Keith Kim
| DATE: | Thursday, March 28, 1996 |
|---|---|
| TIME: | 12:30pm |
| WHERE: | 111 Cummington St. Room MCS 135 |
This is a paper coauthored by Kihong Park, Keith (Gi) Kim, and Mark Crovella.
In this work, we investigate the phenomenon of self-similar network traffic with respect to its cause and effect, with some implications to controllability. First, we identify a ``structural'' cause for network traffic self-similarity in the context of a client/server network environment. File size distribution on server nodes is shown to directly influence link-level self-similarity, and we quantify the degree to which heavy-tailedness of file size distribution affects observed self-similarity. This relationship is shown to be robust with respect to reliable and unreliable communication, change in network resources, and traffic mixing with well-behaved cross-traffic. The transport layer of the protocol stack is shown to exert a significant influence on the long-range dependency of downstream traffic via its reliability mechanism which, in some sense, is crucial to its very realization. We show that in a network model with bounded resources and coupling among traffic sources through resource contention, the influence of heavy-tailed filesize distribution is strong enough to generate self-similarity regardless of the nature of the idle time distribution--heavy-tailed or non-heavy-tailed. Functionally dependent variables such as packet loss at bottleneck links are also shown to exhibit scale-invariant variability.

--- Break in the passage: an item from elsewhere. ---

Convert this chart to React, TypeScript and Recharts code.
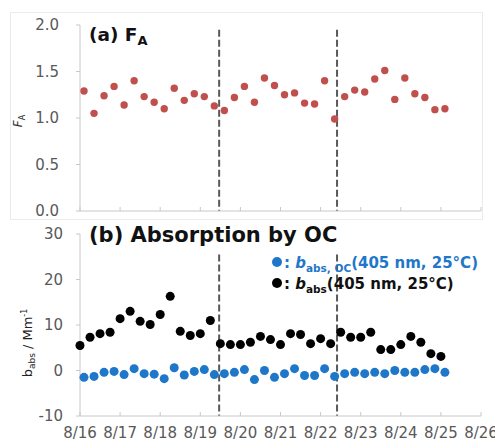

Second, we study the effect of self-similarity on network performance including its effect on packet loss, retransmission rate, mean queue length, and reliable transmission time. Scale-invariant burstiness is shown to lead to deterioration in performance across all the measured indicators, with mean queue length being the most sensitive. Although packet loss rate increases superlinearly with increasing self-similarity when an unreliable UDP-like transport protocol is employed, under reliable communication using TCP Reno, performance degradation is graceful showing a roughly linear decline in performance. This resiliency, however, is achieved at the expense of a disproportionate consumption of buffer space consistent with the observation that queue length distribution under self-similar traffic is more slowly decaying than with Poisson sources. A similarly graded relation ship is shown to hold as a function of bottleneck bandwidth and buffer space when using reliable packet transport.
We conclude with a discussion of issues related to controllability of self-similar traffic, in particular, as it pertains to observability and time-scale. We find that quantitative differences in aggregated traffic burstiness between self-similar and smooth traffic which depend on bottleneck bandwidth, becoming finer as the latter is increased. On-line ``detectable'' (e.g., through time-outs) events such as packet loss, however, seem to set in with discernible effect at time scales higher than that of throughput, suggesting possible limitations for congestion control to achieve increased effectiveness without exercising control at commensurate time-scales.